Milwaukee Journal Sentinel
Say what? Baby boomers not losing hearing as fast as parents
Jan. 14--Though they were the first generation to endure rock concerts, boom boxes and iPods, the baby boomers have lost less of their hearing than their parents, according to a study by researchers at the University of Wisconsin School of Medicine and Public Health.
The findings, which are to be published Friday in a medical journal, suggest that hearing can be preserved even as people age.
"We didn't know that," said Wen Chen, a program director with the National Institute on Aging, which financed the study.
The study used data from the Beaver Dam Offspring Study that involved 5,275 people from that community and their offspring born between 1902 and 1962.
While everyday life may be getting noisier, actual hearing loss from one generation to the next has declined, said Weihai Zhan, lead author of the study, which was published Friday in the American Journal of Epidemiology.
Overall, the baby boomers had 31% less hearing loss than their parents.
Among men who were born between 1944 and 1949, 36% had a hearing impairment. However, among men born between 1930 and 1935, 58% had a hearing loss at the same age.
Among women born between 1945 and 1949, 12% had hearing impairment, compared with 23% among women born between 1930 and 1939.
Prior to the study, it would have been expected that 66 million Americans would be hearing-impaired by 2030. However, the new findings suggest that number is more likely to be 51 million.
The authors cautioned that because the study was based from the mostly white Beaver Dam area, its results do not necessarily apply to other regions or racial groups.
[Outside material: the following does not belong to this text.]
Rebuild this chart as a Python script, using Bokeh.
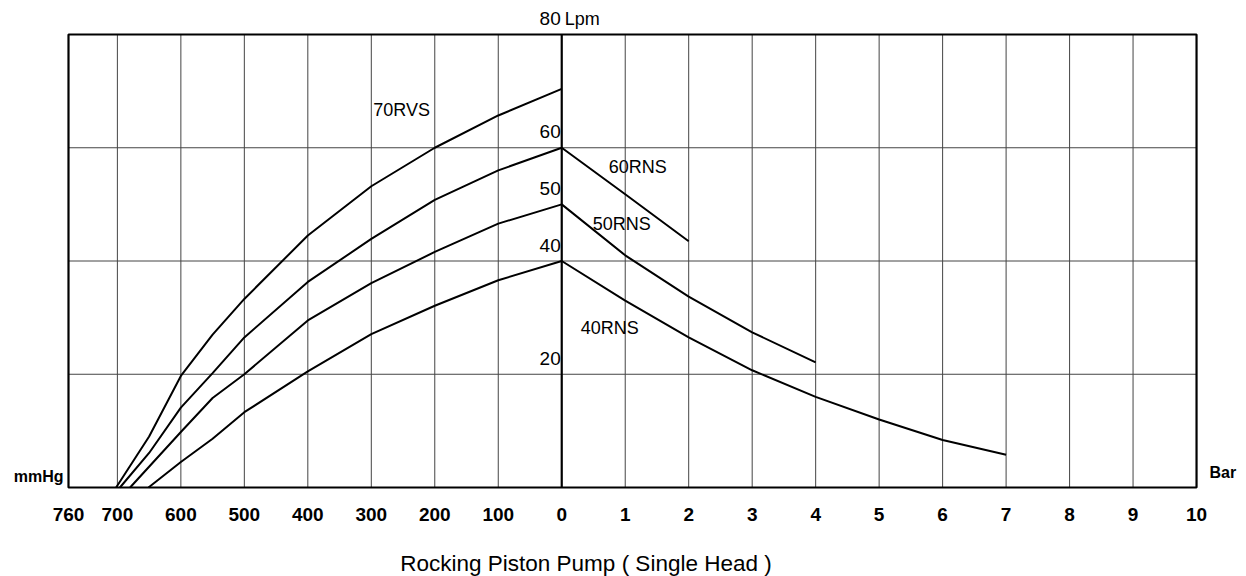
from bokeh.plotting import figure
from bokeh.models import Range1d
from bokeh.core.properties import value
from bokeh.embed import file_html
from bokeh.resources import INLINE

# ---------------- data ----------------
# vacuum side (mmHg) -> flow (Lpm)
rvs70_mmhg = [0, 100, 200, 300, 400, 500, 550, 600, 650, 702]
rvs70_lpm = [70.4, 65.7, 60.0, 53.2, 44.5, 33.3, 27.0, 19.7, 9.0, 0]

rns60_mmhg = [0, 100, 200, 300, 400, 500, 550, 600, 650, 696]
rns60_lpm = [60.0, 56.0, 50.8, 43.9, 36.3, 26.5, 20.2, 14.1, 6.1, 0]

rns50_mmhg = [0, 100, 200, 300, 400, 500, 550, 600, 680]
rns50_lpm = [50.0, 46.6, 41.6, 36.1, 29.5, 20.0, 15.8, 9.8, 0]

rns40_mmhg = [0, 100, 200, 300, 400, 500, 550, 600, 651]
rns40_lpm = [40.0, 36.6, 32.1, 27.1, 20.5, 13.3, 8.6, 4.5, 0]

# pressure side (Bar) -> flow (Lpm)
rns60_bar = [0, 1, 2]
rns60_bar_lpm = [60.0, 51.8, 43.5]

rns50_bar = [0, 1, 2, 3, 4]
rns50_bar_lpm = [50.0, 41.0, 33.7, 27.4, 22.1]

rns40_bar = [0, 1, 2, 3, 4, 5, 6, 7]
rns40_bar_lpm = [40.0, 33.0, 26.5, 20.7, 16.0, 12.0, 8.4, 5.8]

mmhg_ticks = [760, 700, 600, 500, 400, 300, 200, 100]
bar_ticks = [0, 1, 2, 3, 4, 5, 6, 7, 8, 9, 10]
lpm_labels = [80, 60, 50, 40, 20]
lpm_grid = [20, 40, 60]
lpm_max = 80

curve_names = ["70RVS", "60RNS", "50RNS", "40RNS"]
curve_label_x = [-2.97, 0.74, 0.49, 0.30]
curve_label_y = [66.6, 56.6, 46.6, 28.2]

title_text = "Rocking Piston Pump ( Single Head )"

# ---------------- layout ----------------
W, H = 1246, 576
X_LEFT, X_RIGHT = -7.77, 10          # frame edges (left edge is labelled 760 mmHg)
PX_X = 63.48                          # pixels per unit on x
PX_Y = 5.6625                         # pixels per Lpm
FRAME_L, FRAME_B = 68, 487            # frame position on the canvas
FONT = value("Liberation Sans")

x0 = X_LEFT - FRAME_L / PX_X
y0 = -(H - FRAME_B) / PX_Y

p = figure(width=W, height=H, output_backend="svg", toolbar_location=None,
           x_range=Range1d(x0, x0 + W / PX_X), y_range=Range1d(y0, y0 + H / PX_Y),
           min_border=0, min_border_left=0, min_border_right=0,
           min_border_top=0, min_border_bottom=0)
p.outline_line_color = None
p.xaxis.visible = False
p.yaxis.visible = False
p.grid.visible = False
p.background_fill_color = "white"
p.border_fill_color = "white"


def mm(vals):
    return [-v / 100.0 for v in vals]


tick_pos = [X_LEFT] + mm(mmhg_ticks[1:]) + list(bar_ticks)
tick_lab = [str(v) for v in mmhg_ticks] + [str(v) for v in bar_ticks]

# grid
inner = [t for t in tick_pos if X_LEFT < t < X_RIGHT and t != 0]
p.segment(x0=inner, y0=[0] * len(inner), x1=inner, y1=[lpm_max] * len(inner),
          line_color="#444444", line_width=1)
p.segment(x0=[X_LEFT] * len(lpm_grid), y0=lpm_grid, x1=[X_RIGHT] * len(lpm_grid),
          y1=lpm_grid, line_color="#444444", line_width=1)

# frame and centre line
p.quad(left=[X_LEFT], right=[X_RIGHT], bottom=[0], top=[lpm_max], fill_color=None,
       line_color="black", line_width=2.2)
p.segment(x0=[0], y0=[0], x1=[0], y1=[lpm_max], line_color="black", line_width=2.2)

# curves
lw = 2
for xs, ys in [(mm(rvs70_mmhg), rvs70_lpm), (mm(rns60_mmhg), rns60_lpm),
               (mm(rns50_mmhg), rns50_lpm), (mm(rns40_mmhg), rns40_lpm),
               (rns60_bar, rns60_bar_lpm), (rns50_bar, rns50_bar_lpm),
               (rns40_bar, rns40_bar_lpm)]:
    p.line(xs, ys, line_color="black", line_width=lw)

# x tick labels
p.text(x=tick_pos, y=[0] * len(tick_pos), text=tick_lab, text_align="center",
       text_baseline="alphabetic", y_offset=27, text_font=FONT,
       text_font_size="19px", text_font_style="bold", text_color="black")

# flow values along the centre line
p.text(x=[0] * len(lpm_labels), y=lpm_labels, text=[str(v) for v in lpm_labels],
       text_align="right", text_baseline="alphabetic", x_offset=-1, y_offset=-16,
       text_font=FONT, text_font_size="19px", text_color="black")
p.text(x=[0], y=[lpm_max], text=["Lpm"], text_align="left", text_baseline="alphabetic",
       x_offset=3, y_offset=-16, text_font=FONT, text_font_size="18px", text_color="black")

# curve labels
p.text(x=curve_label_x, y=curve_label_y, text=curve_names, text_align="left",
       text_baseline="alphabetic", text_font=FONT, text_font_size="18px",
       text_color="black")

# unit labels
p.text(x=[X_LEFT], y=[0], text=["mmHg"], text_align="right", text_baseline="alphabetic",
       x_offset=-5, y_offset=-11, text_font=FONT, text_font_size="16px",
       text_font_style="bold", text_color="black")
p.text(x=[X_RIGHT], y=[0], text=["Bar"], text_align="left", text_baseline="alphabetic",
       x_offset=13, y_offset=-15, text_font=FONT, text_font_size="16px",
       text_font_style="bold", text_color="black")

# caption
p.text(x=[0.382], y=[0], text=[title_text], text_align="center",
       text_baseline="alphabetic", y_offset=76, text_font=FONT,
       text_font_size="22.5px", text_color="black")

open("out.html", "w").write(file_html(p, INLINE))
Still, the findings run contrary to the belief that large numbers of baby boomers are destined to lose their hearing because of exposure to loud music.
Indeed, hearing loss from one-time events such as concerts may be temporary while daily exposure to excessive noise is a bigger concern, co-author Karen Cruickshanks said in a statement.
More stringent rules about workplace noise and fewer people working in noisy industries such as mining and manufacturing also may be contributing to less hearing loss in the younger generation.
Reduced smoking may also play an indirect role, said UW researcher Zhan. Smoking increases the risk of heart disease, which can lead to less blood flow to the inner ear, he said.
Another factor may be better health care and antibiotics resulting in less inflammation and infection, said Cruickshanks, a professor of population health sciences and ophthalmology and visual sciences.
If hearing loss was genetically determined, you would not see this loss over a generation, she said.
The authors concluded that there was strong evidence that environmental, lifestyle or other modifiable factors might contribute to hearing impairment in older adults.
"These data suggest that hearing impairment with aging is a preventable or delayable disorder rather than a normal part of the aging process," they wrote.